Directions: Beginning with the line that contains "Reproduce this chart with matplotlib." and ending with the line that contains "ax.plot(x, myr, c='#cc0000', lw=0.9, label='MYR')", reproduce each line exactly; include both and add nothing.

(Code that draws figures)
>> Start

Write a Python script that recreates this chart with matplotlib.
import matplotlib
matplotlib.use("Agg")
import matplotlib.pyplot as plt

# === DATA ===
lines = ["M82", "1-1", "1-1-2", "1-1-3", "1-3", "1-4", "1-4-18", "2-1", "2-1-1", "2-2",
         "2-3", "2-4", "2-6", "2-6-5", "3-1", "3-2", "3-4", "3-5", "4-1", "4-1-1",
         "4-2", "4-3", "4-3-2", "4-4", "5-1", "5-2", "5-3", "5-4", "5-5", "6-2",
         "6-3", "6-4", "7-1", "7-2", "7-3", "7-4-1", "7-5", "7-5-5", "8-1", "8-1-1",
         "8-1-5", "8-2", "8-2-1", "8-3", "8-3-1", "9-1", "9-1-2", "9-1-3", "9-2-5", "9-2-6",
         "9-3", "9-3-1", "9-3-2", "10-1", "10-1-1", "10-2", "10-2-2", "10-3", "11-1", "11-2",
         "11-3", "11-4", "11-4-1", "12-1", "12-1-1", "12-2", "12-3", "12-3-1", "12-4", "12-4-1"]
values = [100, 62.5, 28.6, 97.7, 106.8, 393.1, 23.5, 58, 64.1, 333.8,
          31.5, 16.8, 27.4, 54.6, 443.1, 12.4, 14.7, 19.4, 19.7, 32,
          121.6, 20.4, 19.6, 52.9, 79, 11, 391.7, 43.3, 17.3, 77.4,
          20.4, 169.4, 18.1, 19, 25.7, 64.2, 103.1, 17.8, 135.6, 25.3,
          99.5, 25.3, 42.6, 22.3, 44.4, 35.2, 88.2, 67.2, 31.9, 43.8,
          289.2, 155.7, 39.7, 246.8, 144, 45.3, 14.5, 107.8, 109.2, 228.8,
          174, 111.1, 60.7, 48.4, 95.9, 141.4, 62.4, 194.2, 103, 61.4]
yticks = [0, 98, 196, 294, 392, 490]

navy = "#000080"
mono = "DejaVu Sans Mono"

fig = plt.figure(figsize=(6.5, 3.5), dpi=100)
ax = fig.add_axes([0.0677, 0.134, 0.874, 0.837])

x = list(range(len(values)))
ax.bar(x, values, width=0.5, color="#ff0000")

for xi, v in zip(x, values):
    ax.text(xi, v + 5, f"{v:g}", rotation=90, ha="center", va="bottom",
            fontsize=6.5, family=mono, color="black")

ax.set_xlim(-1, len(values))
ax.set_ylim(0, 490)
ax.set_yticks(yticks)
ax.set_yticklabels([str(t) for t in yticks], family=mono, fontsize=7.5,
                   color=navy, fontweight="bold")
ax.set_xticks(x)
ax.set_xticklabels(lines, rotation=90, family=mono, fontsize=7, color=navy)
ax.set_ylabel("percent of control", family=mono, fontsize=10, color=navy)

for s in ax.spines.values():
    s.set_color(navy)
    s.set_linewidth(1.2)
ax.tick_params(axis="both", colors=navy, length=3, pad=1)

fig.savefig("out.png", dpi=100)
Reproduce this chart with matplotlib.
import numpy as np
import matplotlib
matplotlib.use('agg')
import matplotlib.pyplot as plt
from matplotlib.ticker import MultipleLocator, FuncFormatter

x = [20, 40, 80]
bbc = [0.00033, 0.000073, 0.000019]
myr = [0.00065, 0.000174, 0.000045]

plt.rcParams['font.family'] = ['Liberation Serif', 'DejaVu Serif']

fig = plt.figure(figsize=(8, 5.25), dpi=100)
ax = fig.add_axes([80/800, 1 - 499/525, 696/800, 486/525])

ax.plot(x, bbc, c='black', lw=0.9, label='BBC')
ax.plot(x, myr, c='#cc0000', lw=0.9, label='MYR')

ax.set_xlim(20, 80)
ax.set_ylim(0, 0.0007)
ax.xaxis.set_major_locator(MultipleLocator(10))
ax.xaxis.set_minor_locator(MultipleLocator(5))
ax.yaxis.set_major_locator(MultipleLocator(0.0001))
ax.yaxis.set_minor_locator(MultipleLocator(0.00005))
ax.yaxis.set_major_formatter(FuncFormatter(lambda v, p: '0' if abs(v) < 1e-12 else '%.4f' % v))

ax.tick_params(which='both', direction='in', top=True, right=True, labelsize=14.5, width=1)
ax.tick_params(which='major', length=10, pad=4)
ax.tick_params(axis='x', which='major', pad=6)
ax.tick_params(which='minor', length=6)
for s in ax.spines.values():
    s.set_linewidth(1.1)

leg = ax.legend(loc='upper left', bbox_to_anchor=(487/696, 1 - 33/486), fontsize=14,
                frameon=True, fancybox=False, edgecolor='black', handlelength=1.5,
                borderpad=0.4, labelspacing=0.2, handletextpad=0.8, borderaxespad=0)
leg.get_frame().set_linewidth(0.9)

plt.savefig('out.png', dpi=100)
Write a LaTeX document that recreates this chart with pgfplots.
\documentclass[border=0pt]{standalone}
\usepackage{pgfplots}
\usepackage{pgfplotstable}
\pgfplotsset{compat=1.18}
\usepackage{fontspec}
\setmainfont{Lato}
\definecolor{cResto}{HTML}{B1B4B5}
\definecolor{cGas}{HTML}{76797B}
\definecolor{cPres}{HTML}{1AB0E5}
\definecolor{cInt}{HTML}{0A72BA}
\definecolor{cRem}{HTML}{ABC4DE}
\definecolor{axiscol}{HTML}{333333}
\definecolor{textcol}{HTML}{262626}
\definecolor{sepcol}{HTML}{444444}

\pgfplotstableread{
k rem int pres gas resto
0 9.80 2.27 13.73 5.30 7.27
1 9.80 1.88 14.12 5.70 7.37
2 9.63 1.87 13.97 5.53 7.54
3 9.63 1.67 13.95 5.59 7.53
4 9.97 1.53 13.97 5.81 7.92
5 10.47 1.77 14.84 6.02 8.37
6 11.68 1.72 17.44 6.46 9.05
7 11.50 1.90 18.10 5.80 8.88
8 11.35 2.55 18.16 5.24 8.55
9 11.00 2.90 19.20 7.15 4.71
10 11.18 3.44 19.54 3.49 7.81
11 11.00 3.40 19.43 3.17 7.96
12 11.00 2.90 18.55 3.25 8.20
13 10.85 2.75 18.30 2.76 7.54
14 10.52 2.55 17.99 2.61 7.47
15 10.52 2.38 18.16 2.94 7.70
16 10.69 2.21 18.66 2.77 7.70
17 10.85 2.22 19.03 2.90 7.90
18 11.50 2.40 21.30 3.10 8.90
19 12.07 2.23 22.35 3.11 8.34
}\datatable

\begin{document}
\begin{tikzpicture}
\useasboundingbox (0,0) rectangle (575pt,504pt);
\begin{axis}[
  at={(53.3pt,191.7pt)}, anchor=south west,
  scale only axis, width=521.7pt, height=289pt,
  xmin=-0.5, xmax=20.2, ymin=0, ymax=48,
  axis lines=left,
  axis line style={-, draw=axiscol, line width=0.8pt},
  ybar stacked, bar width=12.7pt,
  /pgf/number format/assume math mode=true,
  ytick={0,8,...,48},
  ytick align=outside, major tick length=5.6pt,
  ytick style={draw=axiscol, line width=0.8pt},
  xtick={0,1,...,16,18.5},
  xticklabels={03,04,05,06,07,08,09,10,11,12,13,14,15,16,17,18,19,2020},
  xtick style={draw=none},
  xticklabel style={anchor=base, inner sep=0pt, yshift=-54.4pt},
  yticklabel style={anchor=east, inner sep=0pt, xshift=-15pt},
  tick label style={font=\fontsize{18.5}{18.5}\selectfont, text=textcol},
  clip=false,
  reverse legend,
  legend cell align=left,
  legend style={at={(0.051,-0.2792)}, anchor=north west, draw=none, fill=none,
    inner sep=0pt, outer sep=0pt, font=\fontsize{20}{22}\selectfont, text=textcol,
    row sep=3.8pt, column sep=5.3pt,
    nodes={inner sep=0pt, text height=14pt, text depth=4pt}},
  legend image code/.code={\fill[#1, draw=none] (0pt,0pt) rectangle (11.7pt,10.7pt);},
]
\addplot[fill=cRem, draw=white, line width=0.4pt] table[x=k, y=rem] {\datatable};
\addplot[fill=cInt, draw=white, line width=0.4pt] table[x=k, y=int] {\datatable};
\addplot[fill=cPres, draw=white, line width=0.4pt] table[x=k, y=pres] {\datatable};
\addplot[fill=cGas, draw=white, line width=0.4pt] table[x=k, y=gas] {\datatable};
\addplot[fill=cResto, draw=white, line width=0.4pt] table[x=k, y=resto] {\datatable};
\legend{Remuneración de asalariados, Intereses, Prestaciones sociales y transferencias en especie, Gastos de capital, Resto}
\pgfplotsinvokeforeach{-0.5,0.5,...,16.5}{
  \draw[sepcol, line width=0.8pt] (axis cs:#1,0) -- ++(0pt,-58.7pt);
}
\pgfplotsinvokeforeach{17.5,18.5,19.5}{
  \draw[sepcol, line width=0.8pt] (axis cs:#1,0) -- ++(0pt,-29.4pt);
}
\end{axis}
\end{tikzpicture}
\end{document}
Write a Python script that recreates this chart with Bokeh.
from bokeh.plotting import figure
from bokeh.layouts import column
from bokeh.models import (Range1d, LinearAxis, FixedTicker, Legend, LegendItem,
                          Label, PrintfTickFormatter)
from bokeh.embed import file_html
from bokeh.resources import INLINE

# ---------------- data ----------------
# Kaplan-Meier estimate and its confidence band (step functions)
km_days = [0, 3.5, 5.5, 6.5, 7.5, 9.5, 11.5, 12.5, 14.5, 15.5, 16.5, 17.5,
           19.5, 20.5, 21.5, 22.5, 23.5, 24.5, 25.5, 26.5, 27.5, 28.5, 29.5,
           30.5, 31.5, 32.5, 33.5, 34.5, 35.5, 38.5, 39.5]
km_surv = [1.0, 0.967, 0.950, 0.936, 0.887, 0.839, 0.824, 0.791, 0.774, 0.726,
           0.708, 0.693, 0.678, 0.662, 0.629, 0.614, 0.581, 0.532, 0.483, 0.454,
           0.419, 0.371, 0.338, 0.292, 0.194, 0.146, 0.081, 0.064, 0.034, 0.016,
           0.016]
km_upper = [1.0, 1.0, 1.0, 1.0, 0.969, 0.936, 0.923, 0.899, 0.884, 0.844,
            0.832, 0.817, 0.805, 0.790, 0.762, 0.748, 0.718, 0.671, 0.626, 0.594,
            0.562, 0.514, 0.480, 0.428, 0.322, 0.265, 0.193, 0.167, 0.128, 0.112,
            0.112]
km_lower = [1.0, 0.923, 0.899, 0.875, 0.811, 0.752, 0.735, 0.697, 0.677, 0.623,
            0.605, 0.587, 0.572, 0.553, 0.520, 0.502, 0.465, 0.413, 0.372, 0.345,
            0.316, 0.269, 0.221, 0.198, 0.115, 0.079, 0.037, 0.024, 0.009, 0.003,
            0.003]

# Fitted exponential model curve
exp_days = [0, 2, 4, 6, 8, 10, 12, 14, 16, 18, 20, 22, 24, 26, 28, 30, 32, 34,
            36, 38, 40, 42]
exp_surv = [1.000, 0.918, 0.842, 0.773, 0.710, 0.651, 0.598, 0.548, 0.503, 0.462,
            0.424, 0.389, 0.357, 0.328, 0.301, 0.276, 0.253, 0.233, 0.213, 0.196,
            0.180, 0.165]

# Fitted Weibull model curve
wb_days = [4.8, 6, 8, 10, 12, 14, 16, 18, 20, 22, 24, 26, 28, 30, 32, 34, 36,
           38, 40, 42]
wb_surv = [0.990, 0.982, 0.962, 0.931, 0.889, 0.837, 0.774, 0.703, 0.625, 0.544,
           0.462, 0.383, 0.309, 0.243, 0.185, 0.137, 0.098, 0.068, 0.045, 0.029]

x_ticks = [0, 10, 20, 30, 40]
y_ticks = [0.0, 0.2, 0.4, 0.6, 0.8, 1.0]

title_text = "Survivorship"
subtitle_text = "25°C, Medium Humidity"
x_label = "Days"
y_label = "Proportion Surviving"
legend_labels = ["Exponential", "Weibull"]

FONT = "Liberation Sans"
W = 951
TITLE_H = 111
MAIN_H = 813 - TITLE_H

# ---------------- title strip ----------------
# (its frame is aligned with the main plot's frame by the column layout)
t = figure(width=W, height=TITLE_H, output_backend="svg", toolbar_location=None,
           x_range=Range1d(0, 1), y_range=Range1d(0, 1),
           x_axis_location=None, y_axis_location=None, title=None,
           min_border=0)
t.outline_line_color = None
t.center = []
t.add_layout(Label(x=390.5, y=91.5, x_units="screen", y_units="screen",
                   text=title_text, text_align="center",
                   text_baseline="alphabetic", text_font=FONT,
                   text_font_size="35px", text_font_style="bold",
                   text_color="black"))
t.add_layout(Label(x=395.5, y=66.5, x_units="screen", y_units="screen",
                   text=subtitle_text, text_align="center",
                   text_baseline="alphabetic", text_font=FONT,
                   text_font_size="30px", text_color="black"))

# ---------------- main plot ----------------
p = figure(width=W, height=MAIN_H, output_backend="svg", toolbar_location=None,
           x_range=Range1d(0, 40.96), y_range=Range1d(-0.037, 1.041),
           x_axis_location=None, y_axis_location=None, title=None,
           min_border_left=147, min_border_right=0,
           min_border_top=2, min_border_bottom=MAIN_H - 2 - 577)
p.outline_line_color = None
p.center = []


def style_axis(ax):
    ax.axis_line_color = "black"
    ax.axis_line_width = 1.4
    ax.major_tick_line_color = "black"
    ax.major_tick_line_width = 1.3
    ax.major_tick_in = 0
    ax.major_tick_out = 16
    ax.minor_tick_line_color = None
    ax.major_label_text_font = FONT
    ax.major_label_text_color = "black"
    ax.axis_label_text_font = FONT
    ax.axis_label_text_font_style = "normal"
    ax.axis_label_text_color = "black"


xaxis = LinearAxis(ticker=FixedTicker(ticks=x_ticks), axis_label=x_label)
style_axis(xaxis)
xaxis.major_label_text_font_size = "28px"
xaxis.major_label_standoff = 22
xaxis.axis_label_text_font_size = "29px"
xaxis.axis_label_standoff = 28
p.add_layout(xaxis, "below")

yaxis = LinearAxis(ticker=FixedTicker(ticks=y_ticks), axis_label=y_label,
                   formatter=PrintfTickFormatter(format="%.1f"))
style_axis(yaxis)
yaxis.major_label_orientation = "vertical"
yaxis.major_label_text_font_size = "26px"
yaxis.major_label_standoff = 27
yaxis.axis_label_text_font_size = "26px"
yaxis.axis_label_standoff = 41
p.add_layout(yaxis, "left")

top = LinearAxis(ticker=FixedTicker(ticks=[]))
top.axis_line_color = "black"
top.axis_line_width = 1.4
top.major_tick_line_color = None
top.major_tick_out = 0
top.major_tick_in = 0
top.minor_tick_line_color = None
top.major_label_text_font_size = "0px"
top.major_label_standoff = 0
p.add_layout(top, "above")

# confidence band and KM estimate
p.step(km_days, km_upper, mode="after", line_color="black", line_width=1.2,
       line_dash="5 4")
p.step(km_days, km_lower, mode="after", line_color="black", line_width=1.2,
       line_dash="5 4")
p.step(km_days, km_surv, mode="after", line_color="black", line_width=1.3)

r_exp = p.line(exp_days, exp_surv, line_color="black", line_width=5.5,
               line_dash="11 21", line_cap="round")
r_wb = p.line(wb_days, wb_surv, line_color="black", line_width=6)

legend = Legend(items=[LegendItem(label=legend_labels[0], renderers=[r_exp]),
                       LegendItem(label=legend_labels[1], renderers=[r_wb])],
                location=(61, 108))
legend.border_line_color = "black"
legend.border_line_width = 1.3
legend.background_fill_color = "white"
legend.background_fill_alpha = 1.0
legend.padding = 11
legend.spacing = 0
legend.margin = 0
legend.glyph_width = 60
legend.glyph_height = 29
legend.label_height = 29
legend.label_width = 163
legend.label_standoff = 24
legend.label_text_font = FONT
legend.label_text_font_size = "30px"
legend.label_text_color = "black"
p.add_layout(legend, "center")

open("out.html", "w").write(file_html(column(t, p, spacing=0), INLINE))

>> End

Result of this exercise:
Reproduce this chart with matplotlib.
import numpy as np
import matplotlib
matplotlib.use('agg')
import matplotlib.pyplot as plt
from matplotlib.ticker import MultipleLocator, FuncFormatter

x = [20, 40, 80]
bbc = [0.00033, 0.000073, 0.000019]
myr = [0.00065, 0.000174, 0.000045]

plt.rcParams['font.family'] = ['Liberation Serif', 'DejaVu Serif']

fig = plt.figure(figsize=(8, 5.25), dpi=100)
ax = fig.add_axes([80/800, 1 - 499/525, 696/800, 486/525])

ax.plot(x, bbc, c='black', lw=0.9, label='BBC')
ax.plot(x, myr, c='#cc0000', lw=0.9, label='MYR')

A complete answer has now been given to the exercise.